Whenever an impressive new technology comes along, people rush to imagine the havoc it could wreak on society, and they overreact. Today we see this happening with artificial intelligence (AI). I was at South by Southwest last month, where crowds were buzzing about Elon Musk’s latest hyperbolic claim that AI poses a far greater danger to humanity than nuclear weapons. Some economists have similarly sounded alarms that automation will put nearly half of all jobs in the U.S. at risk by 2030. The drumbeat of doomsaying has people spooked: a Gallup/Northeastern study published in March found that about three out of four Americans are convinced that AI will destroy more jobs than it creates.

My reading of the history of technology and my decades of work on its frontiers make me skeptical of such claims. Major shifts in technology—and AI does have the potential to be that—inevitably take longer than people typically imagine to transform our jobs and lives. So societies have time to apply regulations, cultural pressures and market forces that shape how that transformation happens. We’re making those kinds of adjustments today with social media technology, for example.

The long history of automation in mathematics offers an even more apt parallel to how computerization, in the form of AI and robots, is likely to affect other kinds of work. If you’re worried about AI-induced mass unemployment or worse, think about this: why didn’t digital computers make mathematicians obsolete?

The word “computer” was, for centuries, a job title. From the 1600s onward, human computers did calculations—initially by pen and paper—to create navigational tables, accounting ledgers and the like. By the 1960s, the workers had slide rules and mechanical calculators to help them, but these jobs were still around. NASA relied heavily on flesh-and-blood computers, like Katherine Johnson and her team of African-American women, to do calculations for the early space missions, as recounted in the 2016 feature film Hidden Figures.

Today, a smart watch can add and subtract numbers billions of times faster than any human being. So you might assume that NASA has no need for human computers in the 21st century.

But you’d be wrong. The programmers, mathematicians and computational physicists working for NASA now far outnumber the human computers employed at the agency in the 1960s. Despite a billion-fold increase in the capability of the machines, human jobs weren’t lost—they multiplied. The reason that happened tells us a lot about intelligence, both human and artificial.

It turns out that human intelligence is not just one trick or technique—it is many. Digital computers excel at one particular kind of math: arithmetic. Adding up a long column of numbers is quite hard for a human, but trivial for a computer. So when spreadsheet programs like Excel came along and allowed any middle-school child to tot up long sums instantly, the most boring and repetitive mathematical jobs vanished.

But mathematical problems come in many varieties, and many of the most economically important problems are very difficult and time-consuming for even the most advanced computers. To tackle problems like that, you need lots of clever mathematicians and computational scientists who can think up ways to program computers to do those calculations as efficiently as possible.

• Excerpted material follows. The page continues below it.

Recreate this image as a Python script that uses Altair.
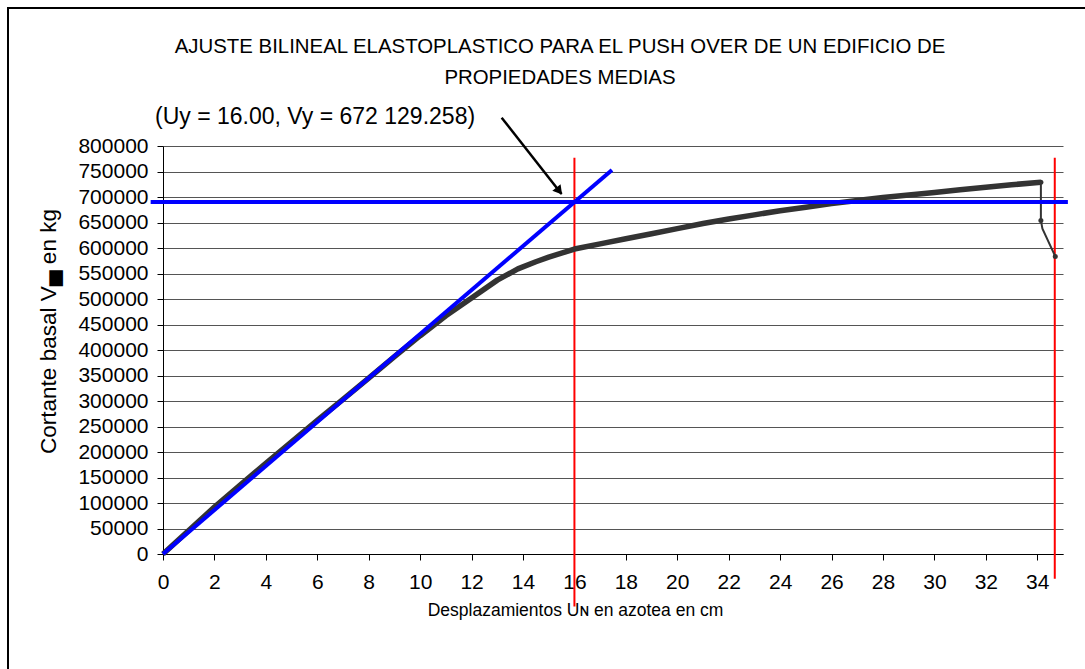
import altair as alt
import pandas as pd

# ---------------- data ----------------
curve_x = [0, 1, 2, 3, 4, 5, 6, 7, 8, 9, 10, 11, 12, 13, 13.8, 14.5, 15, 16, 17, 18, 19, 20,
           21, 22, 23, 24, 25, 26, 27, 28, 29, 30, 31, 32, 33, 34.14]
curve_y = [0, 46000, 92000, 135000, 178000, 220000, 262000, 303000, 345000, 387000, 428000,
           467000, 502000, 537000, 559000, 573000, 582000, 598000, 608000, 618000, 628000,
           638000, 648000, 657000, 665000, 673000, 680000, 687000, 693000, 699000, 704000,
           709000, 714000, 719000, 724000, 729000]

tail_x = [34.14, 34.14, 34.2, 34.70]
tail_y = [729000, 654000, 638000, 583500]
dot_x = [34.14, 34.14, 34.70]
dot_y = [729000, 654000, 583500]

elastic_x = [0, 17.46]
elastic_y = [0, 753000]
plastic_x = [-0.48, 35.19]
plastic_y = [690000, 690000]

red_x = [16, 34.68]
red_top = [777000, 777000]
red_bottom = [-103000, -48500]

arrow_x = [13.17]
arrow_y = [855500]
arrow_x2 = [15.5]
arrow_y2 = [706000]
head_x = [15.41]
head_y = [711800]

title_lines = ["AJUSTE BILINEAL ELASTOPLASTICO PARA EL PUSH OVER DE UN EDIFICIO DE",
               "PROPIEDADES MEDIAS"]
note_text = ["(Uy = 16.00, Vy = 672 129.258)"]
y_title = "Cortante basal V\u2584 en kg"
x_title = "Desplazamientos U\u0274 en azotea en cm"
x_ticks = list(range(0, 35, 2))
y_ticks = list(range(0, 800001, 50000))

FONT = "Liberation Sans"
W, H = 900, 408
xs = alt.Scale(domain=[0, 35], nice=False, zero=False)
ys = alt.Scale(domain=[0, 800000], nice=False, zero=False)

x_axis = alt.Axis(
    values=x_ticks, grid=False, tickSize=6, labelPadding=11, labelFontSize=21,
    labelFont=FONT, labelColor="black", domainColor="black", tickColor="black",
    title=x_title, titleFont=FONT, titleFontSize=17.5, titleFontWeight="normal",
    titleX=412, titleY=56, titleAlign="center", titleBaseline="middle",
    labelFlush=False, labelOverlap=False)
y_axis = alt.Axis(
    values=y_ticks, format="d", grid=True, gridColor="#555555", gridWidth=1,
    tickSize=6, labelPadding=9, labelFontSize=21, labelFont=FONT, labelColor="black",
    domainColor="black", tickColor="black", labelOverlap=False, labelFlush=False,
    title=y_title, titleFont=FONT, titleFontSize=22.5, titleFontWeight="normal",
    titleX=-115, titleY=185, titleAngle=-90, titleAlign="center",
    titleBaseline="middle")


def X(f="x:Q"):
    return alt.X(f, scale=xs, axis=x_axis)


def Y(f="y:Q"):
    return alt.Y(f, scale=ys, axis=y_axis)


# ---------------- layers ----------------
red = alt.Chart(pd.DataFrame({"x": red_x, "y": red_top, "y2": red_bottom})).mark_rule(
    color="#FF0000", strokeWidth=2).encode(x=X(), y=Y(), y2="y2:Q")

curve = alt.Chart(pd.DataFrame({"x": curve_x, "y": curve_y})).mark_line(
    color="#333333", strokeWidth=5.5, strokeJoin="round").encode(x=X(), y=Y())

tail = alt.Chart(pd.DataFrame({"x": tail_x, "y": tail_y})).mark_line(
    color="#333333", strokeWidth=2).encode(x=X(), y=Y())

dots = alt.Chart(pd.DataFrame({"x": dot_x, "y": dot_y})).mark_point(
    filled=True, color="#333333", size=25, opacity=1).encode(x=X(), y=Y())

elastic = alt.Chart(pd.DataFrame({"x": elastic_x, "y": elastic_y})).mark_line(
    color="#0000FF", strokeWidth=4).encode(x=X(), y=Y())

plastic = alt.Chart(pd.DataFrame({"x": plastic_x, "y": plastic_y})).mark_line(
    color="#0000FF", strokeWidth=4).encode(x=X(), y=Y())

arrow = alt.Chart(pd.DataFrame({"x": arrow_x, "y": arrow_y, "x2": arrow_x2, "y2": arrow_y2})).mark_rule(
    color="black", strokeWidth=2.5).encode(x=X(), y=Y(), x2="x2:Q", y2="y2:Q")

head = alt.Chart(pd.DataFrame({"x": head_x, "y": head_y})).mark_point(
    shape="triangle-up", filled=True, color="black", size=110, angle=142, opacity=1).encode(
    x=X(), y=Y())

note = alt.Chart(pd.DataFrame({"t": note_text})).mark_text(
    font=FONT, fontSize=23, align="left", baseline="middle", color="black").encode(
    text="t:N", x=alt.value(-8), y=alt.value(-29))

title = alt.Chart(pd.DataFrame({"t": ["\n".join(title_lines)]})).mark_text(
    font=FONT, fontSize=20.4, align="center", baseline="alphabetic", color="black",
    lineBreak="\n", lineHeight=31).encode(
    text="t:N", x=alt.value(397), y=alt.value(-93))

border_left = alt.Chart(pd.DataFrame({"a": [0]})).mark_rule(color="black", strokeWidth=2).encode(
    x=alt.value(-155), y=alt.value(-138), y2=alt.value(540))
border_top = alt.Chart(pd.DataFrame({"a": [0]})).mark_rule(color="black", strokeWidth=2).encode(
    x=alt.value(-156), x2=alt.value(940), y=alt.value(-138))

chart = alt.layer(
    red, curve, tail, dots, elastic, plastic, arrow, head, note, title,
    border_left, border_top
).properties(
    width=W, height=H,
    autosize=alt.AutoSizeParams(type="none"),
    padding={"left": 163, "top": 146, "right": 22, "bottom": 115},
    background="white",
).configure_view(stroke=None)

chart.save("out.html", embed_options={"renderer": "svg", "actions": False})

This situation is a classic example of something that the innovation doomsayers routinely forget: in almost all areas where we have deployed computers, the more capable the computers have become, the wider the range of uses we have found for them. It takes a lot of human effort and jobs to satisfy that rising demand.

A general rule in economics is that a big increase in the supply of a commodity causes prices to fall because demand is fixed. Yet this hasn’t applied to computer power—especially for mathematics. Huge increases in supply have counterintuitively stimulated demand for more because each boost in raw computational ability and each clever new software algorithm opens another class of problems to computer solution. But only with human help.

Theorists have proved that some mathematical problems are actually so complicated that they will always be challenging or even impossible for computers to solve. So at least for now, people who can push forward the boundary of computationally hard problems need never fear for lack of work.

This tells us something important about AI. Like mathematics, intelligence is not just one simple kind of problem, such as pattern recognition. It’s a huge constellation of tasks of widely differing complexity. So far, the most impressive demonstrations of “intelligent” performance by AI have been programs that play games like chess or Go at superhuman levels. These are tasks that are so difficult for human brains that even the most talented people need years of practice to master them.

Meanwhile, many of the tasks that seem most basic to us humans—like running over rough terrain or interpreting body language—are all but impossible for the machines of today and the foreseeable future. As AI gets more capable, the sphere of jobs that computers can do faster or more accurately than people will expand. But an expanding universe of work will remain for humans, well outside the reach of automation.